Во сне я увидела море и, очнувшись, поняла, что волны, плескавшие на краю моего сна, – не видения. Я быстро села, почти ожидая увидеть спящую рядом Зои, словно она никогда не уходила. Но наткнулась только на спину Дудочника: он сидел у выхода из пещеры, глядя, как над водой садится солнце.

– Этот мыс там. – Он кивнул на север, где скальный выступ грозил океану обвиняющим пальцем. – Суровый мыс. Так и не скажешь, но с севера есть подход к небольшой бухте. Когда курьерские корабли с Острова шли в эти края, наши разведчики на материке зажигали на мысе сигнальный огонь, давая экипажам знать, что высадка безопасна.

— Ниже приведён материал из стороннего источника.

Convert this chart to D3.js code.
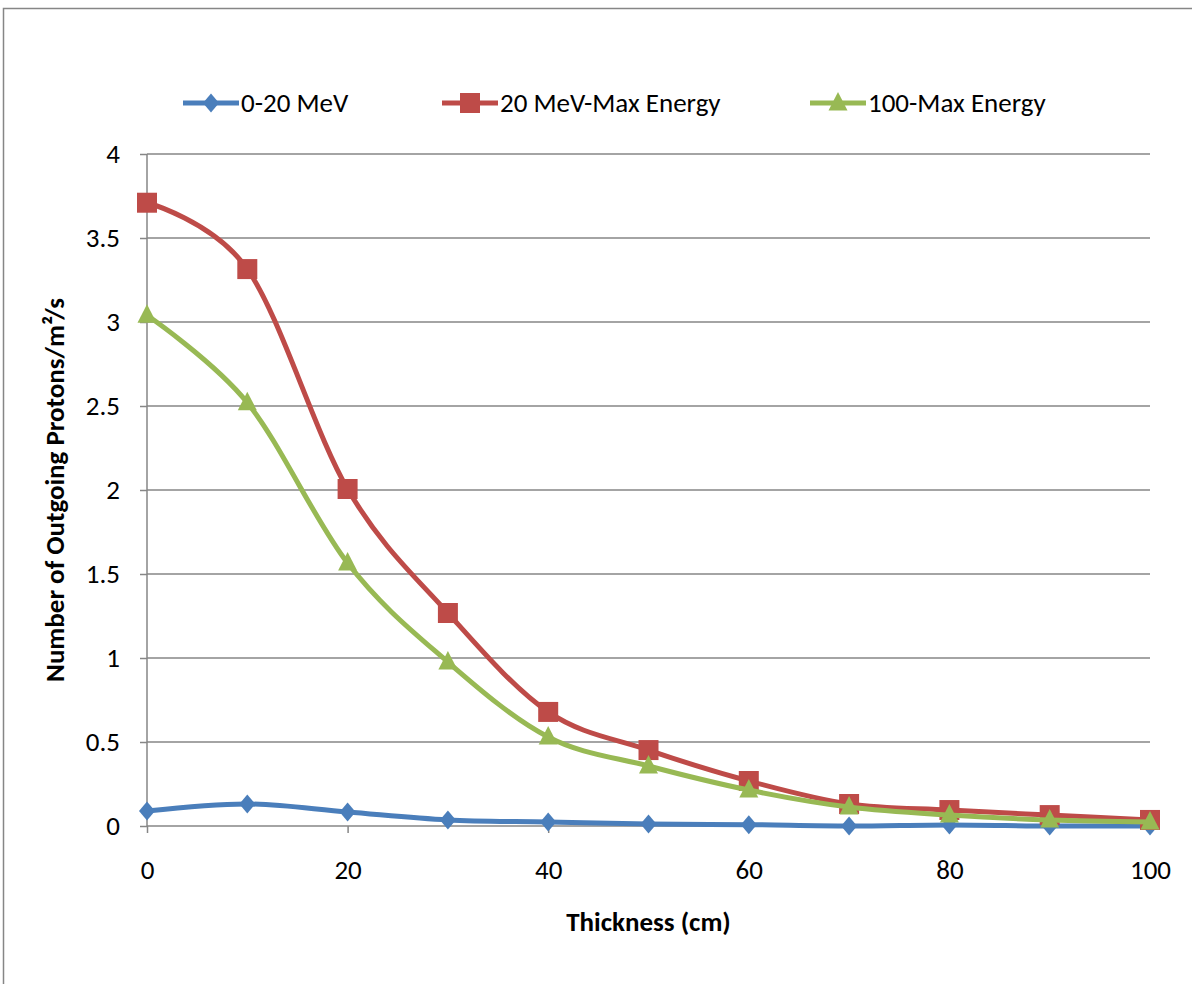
<!DOCTYPE html>
<html>
<head>
<meta charset="utf-8">
<script src="https://cdn.jsdelivr.net/npm/d3@7"></script>
<style>
  body { margin: 0; background: #fff; }
  text { font-family: Carlito, Lato, "Open Sans", sans-serif; }
</style>
</head>
<body>
<div id="chart"></div>
<script>
// data
var thickness = [0, 10, 20, 30, 40, 50, 60, 70, 80, 90, 100];
var lowEnergy = [0.089, 0.131, 0.083, 0.036, 0.024, 0.012, 0.008, 0.0, 0.006, 0.0, 0.0];
var midEnergy = [3.71, 3.315, 2.006, 1.268, 0.679, 0.452, 0.268, 0.131, 0.095, 0.065, 0.036];
var highEnergy = [3.04, 2.52, 1.565, 0.976, 0.53, 0.357, 0.214, 0.113, 0.065, 0.036, 0.024];
var seriesNames = ["0-20 MeV", "20 MeV-Max Energy", "100-Max Energy"];
var xTicks = [0, 20, 40, 60, 80, 100];
var yTicks = [0, 0.5, 1, 1.5, 2, 2.5, 3, 3.5, 4];

var width = 1192, height = 984;
var margin = {top: 154, right: 42, bottom: 158, left: 147};
var fontSize = 27;

var svg = d3.select("#chart").append("svg")
  .attr("width", width)
  .attr("height", height);

// outer chart frame (runs off the right/bottom edge)
svg.append("rect")
  .attr("x", 3.5).attr("y", 8.5)
  .attr("width", width + 10).attr("height", height + 10)
  .attr("fill", "none").attr("stroke", "#868686").attr("stroke-width", 1.5);

var x = d3.scaleLinear().domain([0, 100]).range([margin.left, width - margin.right]);
var y = d3.scaleLinear().domain([0, 4]).range([height - margin.bottom, margin.top]);

// gridlines
svg.append("g")
  .selectAll("line").data(yTicks.slice(1)).enter().append("line")
  .attr("x1", x(0)).attr("x2", x(100))
  .attr("y1", function(d) { return y(d); }).attr("y2", function(d) { return y(d); })
  .attr("stroke", "#868686").attr("stroke-width", 1.5);

// y axis
var yAxis = svg.append("g")
  .attr("transform", "translate(" + x(0) + ",0)")
  .call(d3.axisLeft(y).tickValues(yTicks).tickSize(7).tickPadding(20)
    .tickFormat(function(d) { return String(d); }));
yAxis.selectAll("path, line").attr("stroke", "#868686").attr("stroke-width", 1.5);
yAxis.select(".domain").attr("d", "M0," + y(4) + "V" + y(0));
yAxis.selectAll("text").attr("font-size", fontSize).attr("fill", "#000")
  .attr("font-family", "Carlito, Lato, sans-serif");

// x axis
var xAxis = svg.append("g")
  .attr("transform", "translate(0," + y(0) + ")")
  .call(d3.axisBottom(x).tickValues(xTicks).tickSize(7).tickPadding(27));
xAxis.selectAll("path, line").attr("stroke", "#868686").attr("stroke-width", 1.5);
xAxis.select(".domain").attr("d", "M" + x(0) + ",0H" + x(100));
xAxis.selectAll("text").attr("font-size", fontSize).attr("fill", "#000")
  .attr("font-family", "Carlito, Lato, sans-serif");

// axis titles
svg.append("text")
  .attr("x", (x(0) + x(100)) / 2).attr("y", 931)
  .attr("text-anchor", "middle").attr("font-size", fontSize).attr("font-weight", "bold")
  .text("Thickness (cm)");
svg.append("text")
  .attr("transform", "translate(64," + (y(0) + y(4)) / 2 + ") rotate(-90)")
  .attr("text-anchor", "middle").attr("font-size", fontSize).attr("font-weight", "bold")
  .text("Number of Outgoing Protons/m²/s");

var colors = ["#4A7EBB", "#BE4B48", "#98B954"];
var allSeries = [lowEnergy, midEnergy, highEnergy];

var line = d3.line()
  .x(function(d, i) { return x(thickness[i]); })
  .y(function(d) { return y(d); })
  .curve(d3.curveCatmullRom.alpha(0));

// marker shapes, centred on 0,0
var markerPaths = [
  "M0,-9.5L8,0L0,9.5L-8,0Z",
  "M-10,-10H10V10H-10Z",
  "M0,-11L9.5,7.5H-9.5Z"
];

function drawMarker(g, k, px, py) {
  return g.append("path").attr("d", markerPaths[k]).attr("fill", colors[k])
    .attr("transform", "translate(" + px + "," + py + ")");
}

allSeries.forEach(function(vals, k) {
  var g = svg.append("g");
  g.append("path").datum(vals)
    .attr("d", line)
    .attr("fill", "none")
    .attr("stroke", colors[k])
    .attr("stroke-width", 5)
    .attr("stroke-linejoin", "round");
  vals.forEach(function(v, i) { drawMarker(g, k, x(thickness[i]), y(v)); });
});

// legend
var legendX = [183, 442, 810];
seriesNames.forEach(function(name, k) {
  var g = svg.append("g");
  g.append("line")
    .attr("x1", legendX[k]).attr("x2", legendX[k] + 56)
    .attr("y1", 103).attr("y2", 103)
    .attr("stroke", colors[k]).attr("stroke-width", 5);
  drawMarker(g, k, legendX[k] + 28, 103);
  g.append("text")
    .attr("x", legendX[k] + 58).attr("y", 112)
    .attr("font-size", fontSize).attr("fill", "#000")
    .text(name);
});
</script>
</body>
</html>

Вершины мыса мы достигли в полной темноте. Хворост, который удалось собрать, был влажным, и Дудочнику пришлось вылить на него остатки масла из фонаря, чтобы уговорить огонь разгореться.

Мы прождали до утра, но не увидели ответного огня, лишь шапки белой пены там, где волны разбивались о скалы. Крики чаек скрипели в ночи.

На рассвете от костра остался только пепел.

Вздохнув, Дудочник потер лицо.

– Попробуем еще раз следующей ночью, – сказал он. Однако я заметила, как поникли его плечи и опустились уголки губ.

Мы должны были бы выучить урок после Острова, после резервуаров с мертвыми детьми. После того как Зак бросил носовые фигуры к нашим ногам. И после Ковчега, в котором таился лишь новый взрыв. Нет ничего опаснее надежды.

Ω

Мы остались на скалах, хотя следовало бы отоспаться, но ни мне, ни Дудочнику не хотелось возвращаться в тесную пещеру, где однозначно вновь завели бы разговор о корабле, который может никогда не прийти. Поэтому мы ждали на скале, наблюдая, как свет из-за наших спин разливается по морю.

Корабль в моих грезах смело прорезал воду. Корабль, который мы увидели, медленно огибал уступ. Когда поднялся ветер, судно дало крен на левый борт. Искривленная мачта, парус, провисший на швах. Не хватало не только носовой фигуры: почти вся древесина на носу была вырвана. Дыры залили смолой и забили досками, но раны все еще зияли.

На палубе суетились люди, кто-то карабкался по такелажу. Но одна фигура неподвижно застыла на носу, вцепившись в перила.

До нас донесся насвистываемый мотив. Порывистый ветер на мысе растягивал и сбивал звуки, но я услышала достаточно, чтобы узнать мелодию. Мы вскочили и помчались к скалистой тропе, ловя на ветру припев песни Леонарда.